CANADA - A province-wide Farm and Ranch Water Infrastructure Program, unveiled by the Saskatchewan government is expected to help the province's farmers protect themselves against drought while helping boost agricultural opportunities in the province, writes Bruce Cochrane.

In response to successive years of drought, a water infrastructure program was launched in southwestern Saskatchewan last year.

That program has now been expanded to cover the entire province and will provide almost 53 million dollars over four years.

Agriculture minister Bob Bjornerud says the program was received very well last year and a lot people in the southwest dug dugouts, did piping and drilled wells.

Bob Bjornerud-Saskatchewan Agriculture Minister

Every farmer in the province right now is covered under the program, is eligible to apply.

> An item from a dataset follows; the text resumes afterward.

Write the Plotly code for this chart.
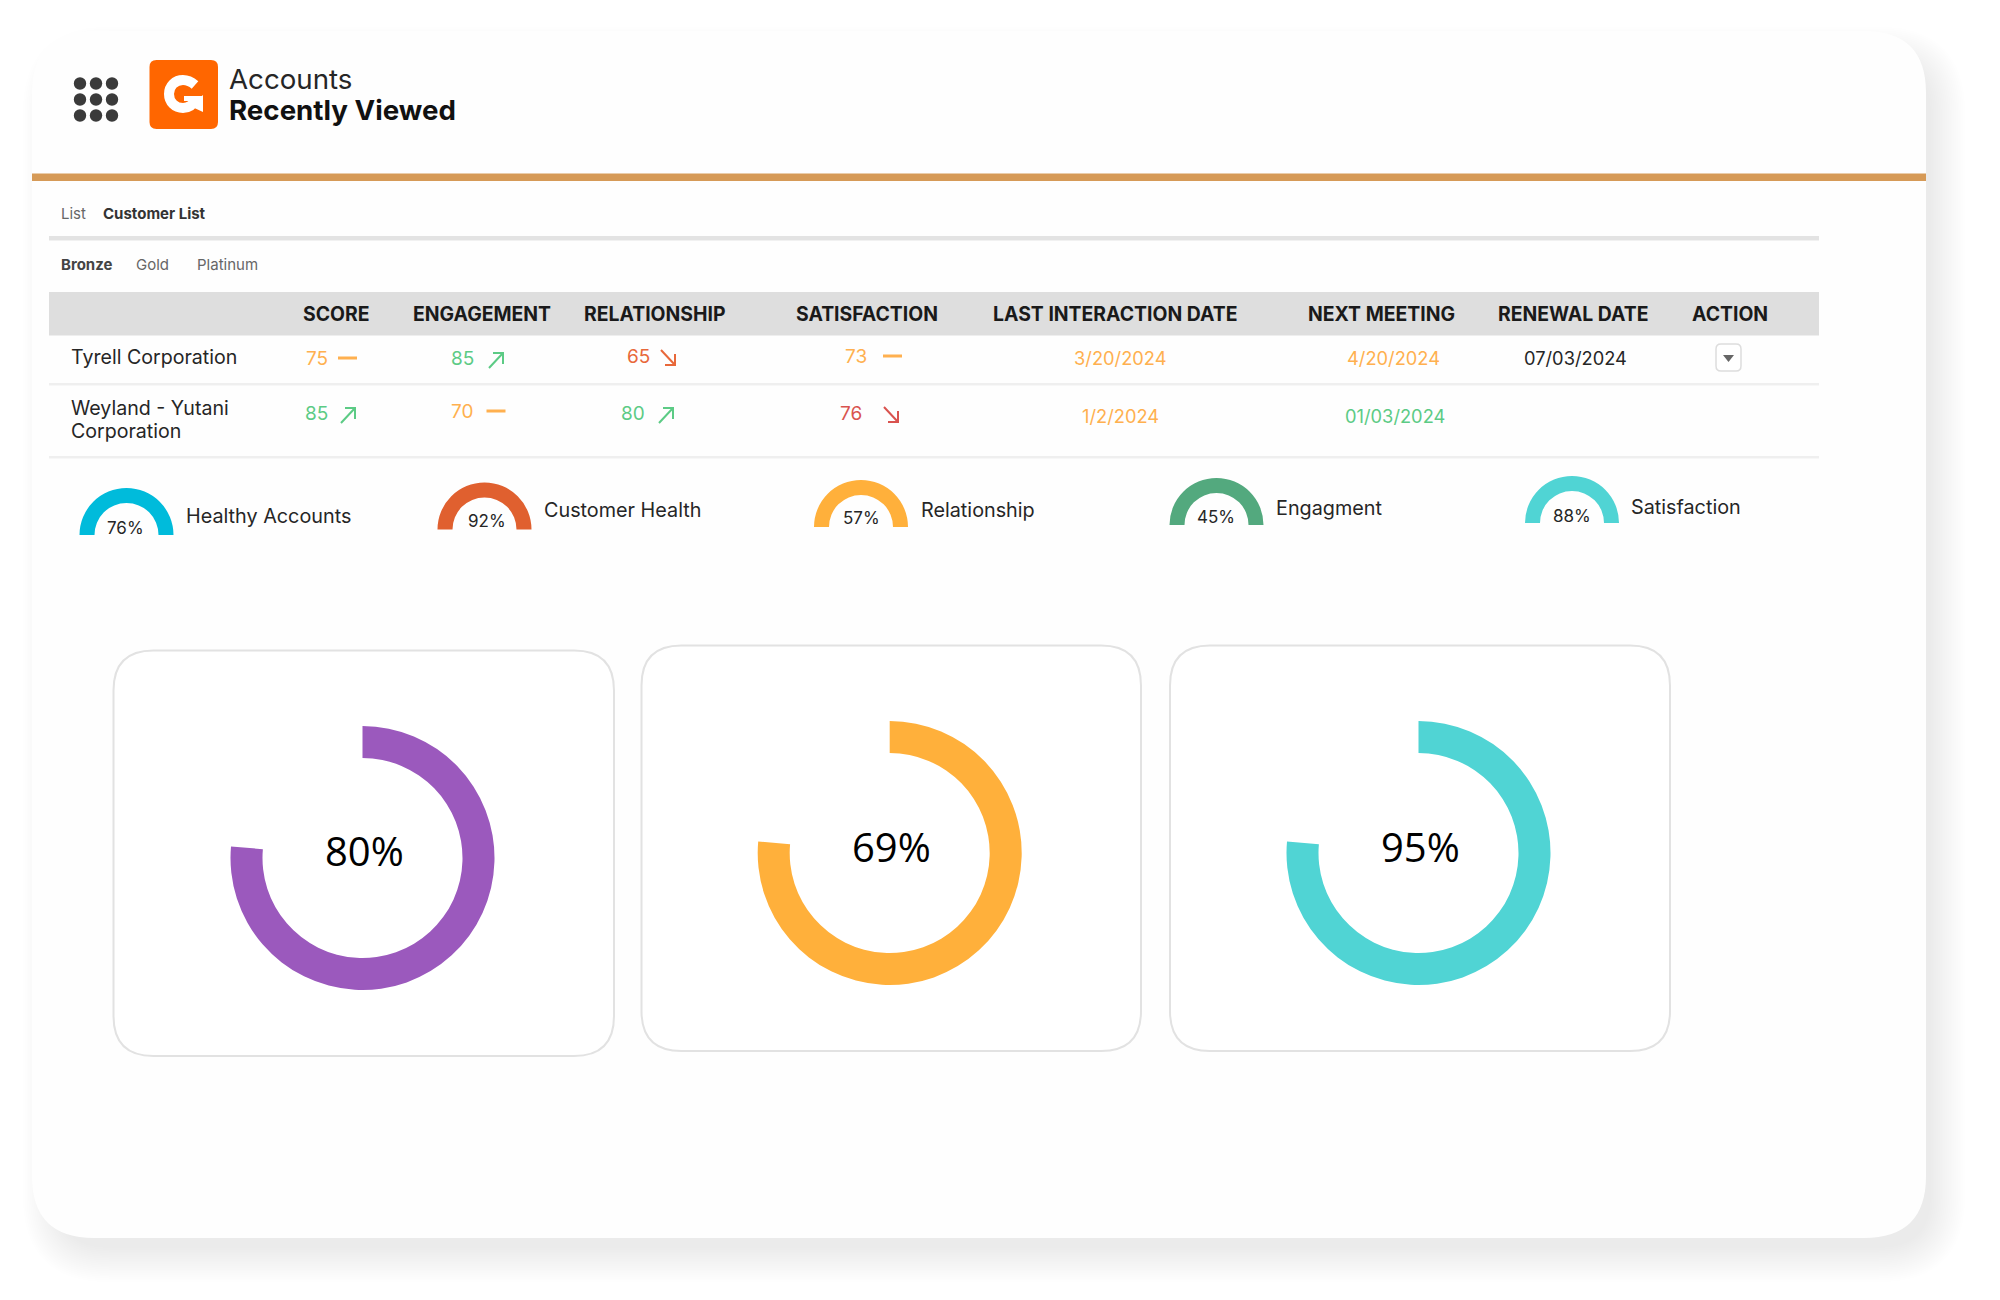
import plotly.graph_objects as go

W = 2000
H = 1300

# header texts
title_lines = ["Accounts", "Recently Viewed"]
tabs_top = ["List", "Customer List"]
tabs_tier = ["Bronze", "Gold", "Platinum"]
table_columns = ["SCORE", "ENGAGEMENT", "RELATIONSHIP", "SATISFACTION",
                 "LAST INTERACTION DATE", "NEXT MEETING", "RENEWAL DATE", "ACTION"]

# table values
companies = [["Tyrell Corporation"], ["Weyland - Yutani", "Corporation"]]
tyrell_scores = [75, 85, 65, 73]
tyrell_trends = ["flat", "up", "down", "flat"]
weyland_scores = [85, 70, 80, 76]
weyland_trends = ["up", "flat", "up", "down"]
tyrell_dates = ["3/20/2024", "4/20/2024", "07/03/2024"]
weyland_dates = ["1/2/2024", "01/03/2024"]

# small gauges, the arc is always a half circle in the picture
gauge_names = ["Healthy Accounts", "Customer Health", "Relationship", "Engagment", "Satisfaction"]
gauge_labels = ["76%", "92%", "57%", "45%", "88%"]
gauge_slices = [50, 50]

# big donuts, all three share the same sweep whatever the label says
donut_labels = ["80%", "69%", "95%"]
donut_slices = [76.4, 23.6]

GREEN = "#5CCB85"
AMBER = "#FFB04F"
CORAL = "#E8683A"
RED = "#D9534F"
TEXT = "#262626"
FONT = "Inter"

gauge_colors = ["#00BBDB", "#E0602F", "#FFB03B", "#53A97E", "#50D4D4"]
donut_colors = ["#9B59BD", "#FFB03B", "#50D4D4"]

# pixel places
gauge_cx = [126.5, 484.5, 861, 1216.5, 1572]
gauge_cy = [535, 529.5, 527, 525, 523]
gauge_text = [(125, 529), (486.5, 522), (861, 519), (1216, 518), (1572, 517)]
gauge_name_pos = [(186, 517), (544, 511), (921, 511), (1276, 509), (1631, 508)]
donut_cx = [362.5, 889.7, 1418.5]
donut_cy = [858, 853, 853]
donut_text = [(364, 851), (891, 847), (1420, 847)]
cards = [(113.5, 650.5, 614, 1056), (641.5, 645.5, 1141, 1051), (1170, 645.5, 1670, 1051)]
col_x = [336, 481.5, 655, 867, 1115, 1381, 1573, 1730]

shapes = []
annotations = []


def rounded(x0, y0, x1, y1, r):
    return (f"M{x0 + r},{y0} L{x1 - r},{y0} Q{x1},{y0} {x1},{y0 + r} L{x1},{y1 - r} Q{x1},{y1} {x1 - r},{y1} "
            f"L{x0 + r},{y1} Q{x0},{y1} {x0},{y1 - r} L{x0},{y0 + r} Q{x0},{y0} {x0 + r},{y0} Z")


def add_rect(x0, y0, x1, y1, color):
    shapes.append(dict(type="rect", x0=x0, y0=y0, x1=x1, y1=y1, fillcolor=color, line_width=0, layer="below"))


def add_text(x, y, text, size, color=TEXT, anchor="center", bold=False, family=FONT):
    # annotation boxes have a little padding, pull the text back onto its spot
    if anchor == "left":
        x -= 2.5
    annotations.append(dict(x=x, y=y - 1, text=f"<b>{text}</b>" if bold else str(text), showarrow=False,
                            xanchor=anchor, yanchor="middle", align=anchor,
                            font=dict(family=family, size=size, color=color)))


def add_trend(x, y, trend, color):
    # x, y is the middle of the symbol
    if trend == "flat":
        path = f"M{x - 9.5},{y} L{x + 9.5},{y}"
        width = 3
    elif trend == "up":
        path = (f"M{x - 7},{y + 8} L{x + 7},{y - 7} M{x - 3},{y - 7} L{x + 7},{y - 7} L{x + 7},{y + 4}")
        width = 2
    else:
        path = (f"M{x - 7},{y - 8} L{x + 7},{y + 7} M{x - 3},{y + 7} L{x + 7},{y + 7} L{x + 7},{y - 4}")
        width = 2
    shapes.append(dict(type="path", path=path, line=dict(color=color, width=width), layer="below"))


# soft shadow under the main card
for i in range(20):
    grow = 24 - i * 1.8
    shapes.append(dict(type="path", path=rounded(32 + 15 - grow, 31 + 20 - grow, 1926 + 15 + grow, 1238 + 20 + grow, 62 + grow),
                       fillcolor="rgba(90,90,90,0.009)", line_width=0, layer="below"))
shapes.append(dict(type="path", path=rounded(32, 31, 1926, 1238, 62), fillcolor="#FEFEFE", line_width=0, layer="below"))

# top bar
add_rect(32, 173.5, 1926, 181, "#D69A57")
for x in [80, 96, 112]:
    for y in [83.5, 99.5, 115.5]:
        shapes.append(dict(type="circle", x0=x - 6.2, x1=x + 6.2, y0=y - 6.2, y1=y + 6.2, fillcolor="#3A3A3A", line_width=0, layer="below"))
shapes.append(dict(type="path", path=rounded(149.5, 60, 218, 129, 7), fillcolor="#FF6600", line_width=0, layer="below"))

# logo mark
shapes.append(dict(type="path", line=dict(color="#FFFFFF", width=10), layer="below",
                   path="M195,85 C191,81.5 187,80 183,80 C175,80 169,86 169,94 C169,102 175,108 183,108 C189,108 193,105 196,99"))
shapes.append(dict(type="path", fillcolor="#FFFFFF", line_width=0, layer="below",
                   path="M203,95 L203,112 L190,106 Z"))
shapes.append(dict(type="path", fillcolor="#FFFFFF", line_width=0, layer="below",
                   path="M184,96 L203,96 L203,101 L184,101 Z"))

add_text(229, 80, title_lines[0], 27.7, anchor="left")
add_text(229, 111, title_lines[1], 27.7, "#111111", "left", True)

# tabs
add_text(61, 214, tabs_top[0], 15, "#666666", "left")
add_text(103, 214, tabs_top[1], 15, "#333333", "left", True)
add_rect(49, 236, 1819, 240.5, "#E3E3E3")
for x, label, is_bold in zip([61, 136, 197], tabs_tier, [True, False, False]):
    add_text(x, 265, label, 15, "#444444" if is_bold else "#666666", "left", is_bold)

# table
add_rect(49, 292, 1819, 335.5, "#DEDEDE")
for x, label in zip(col_x, table_columns):
    add_text(x, 315, label, 19.4, "#1A1A1A", bold=True)
add_rect(49, 383, 1819, 385.5, "#EFEFEF")
add_rect(49, 456, 1819, 458.5, "#EFEFEF")

add_text(71, 358, companies[0][0], 19.6, anchor="left")
add_text(71, 409, companies[1][0], 19.6, anchor="left")
add_text(71, 432, companies[1][1], 19.6, anchor="left")

trend_colors = {"flat": AMBER, "up": GREEN, "down": CORAL}
row1_num = [(317, 359), (462, 359), (638, 357), (856, 357)]
row1_sym = [(347.5, 358), (496, 360), (668, 358), (892.5, 356)]
row2_num = [(316, 414), (462, 412.5), (633, 414), (851, 414)]
row2_sym = [(348, 415), (496, 411), (666, 415), (891, 415)]
for num, sym, value, trend in zip(row1_num, row1_sym, tyrell_scores, tyrell_trends):
    add_text(num[0], num[1], value, 19, trend_colors[trend])
    add_trend(sym[0], sym[1], trend, trend_colors[trend])
for num, sym, value, trend in zip(row2_num, row2_sym, weyland_scores, weyland_trends):
    color = RED if trend == "down" else trend_colors[trend]
    add_text(num[0], num[1], value, 19, color)
    add_trend(sym[0], sym[1], trend, color)

add_text(1120, 359, tyrell_dates[0], 18.3, AMBER)
add_text(1393, 359, tyrell_dates[1], 18.3, AMBER)
add_text(1575, 359, tyrell_dates[2], 18.3)
add_text(1120, 417, weyland_dates[0], 18.3, AMBER)
add_text(1395, 417, weyland_dates[1], 18.3, GREEN)

# action button
shapes.append(dict(type="path", path=rounded(1716, 344, 1741, 371, 5), fillcolor="#FFFFFF",
                   line=dict(color="#DDDDDD", width=1.5), layer="below"))
shapes.append(dict(type="path", path="M1723,355 L1734,355 L1728.5,362 Z", fillcolor="#666666", line_width=0, layer="below"))

fig = go.Figure()

# keeps the pixel axes alive, the other traces are pies
fig.add_trace(go.Scatter(x=[0, W], y=[0, H], mode="markers", marker=dict(opacity=0), hoverinfo="skip", showlegend=False))


def dom(cx, cy, r):
    return dict(x=[(cx - r) / W, (cx + r) / W], y=[1 - (cy + r) / H, 1 - (cy - r) / H])


for i in range(len(gauge_names)):
    fig.add_trace(go.Pie(values=gauge_slices, hole=32 / 47, rotation=-90, sort=False, direction="clockwise",
                         domain=dom(gauge_cx[i], gauge_cy[i], 47), textinfo="none", hoverinfo="skip", showlegend=False,
                         marker=dict(colors=[gauge_colors[i], "rgba(0,0,0,0)"], line=dict(width=0))))
    add_text(gauge_text[i][0], gauge_text[i][1], gauge_labels[i], 17)
    add_text(gauge_name_pos[i][0], gauge_name_pos[i][1], gauge_names[i], 19.8, anchor="left")

for i in range(len(donut_labels)):
    shapes.append(dict(type="path", path=rounded(*cards[i], 40), fillcolor="#FFFFFF",
                       line=dict(color="#E2E2E2", width=2), layer="below"))
    fig.add_trace(go.Pie(values=donut_slices, hole=100 / 132, rotation=0, sort=False, direction="clockwise",
                         domain=dom(donut_cx[i], donut_cy[i], 132), textinfo="none", hoverinfo="skip", showlegend=False,
                         marker=dict(colors=[donut_colors[i], "rgba(0,0,0,0)"], line=dict(width=0))))
    add_text(donut_text[i][0], donut_text[i][1], donut_labels[i], 40, "#000000", family="Open Sans")

fig.update_layout(
    width=W, height=H,
    margin=dict(l=0, r=0, t=0, b=0),
    paper_bgcolor="#FFFFFF",
    plot_bgcolor="rgba(0,0,0,0)",
    showlegend=False,
    xaxis=dict(range=[0, W], visible=False, fixedrange=True),
    yaxis=dict(range=[H, 0], visible=False, fixedrange=True),
    shapes=shapes,
    annotations=annotations,
)

# the page body has a default margin that would push the figure off by 8px
fig.write_html("out.html", config=dict(displayModeBar=False), post_script="document.body.style.margin='0';")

Also our rural municipalities, we have made it available to them because when it comes to the cost of a community well or something of course the costs are higher and they're in a better position to do that.

First Nations out there can take part in it, that are involved in agriculture.

Projects, anything that's tied to agriculture can apply for the water program on any aspect whether it's dugouts or piping or what ever it is.

It includes shallow and deep buried pipelines and then, as I said before, on-farm wells and community wells.

It covers a wide range of water provided for agriculture whether it's the cattle industry, what ever it is.

Especially for areas like for areas in the southwest when drought hits us and we know from time to time that will happen again that we're more prepared for it and we have a resource there to provide water in those times.


Mr Bjornerud says, with herds getting very large right now, you have to have water on your farms and ranches whether it's a year when we get lots of rain or one when we happen to get into drought periods.

He suggests, by drilling a lot more wells, we'll be more prepared for the next drought and he hopes those wells will be in place for the next 20, 30, 40 years.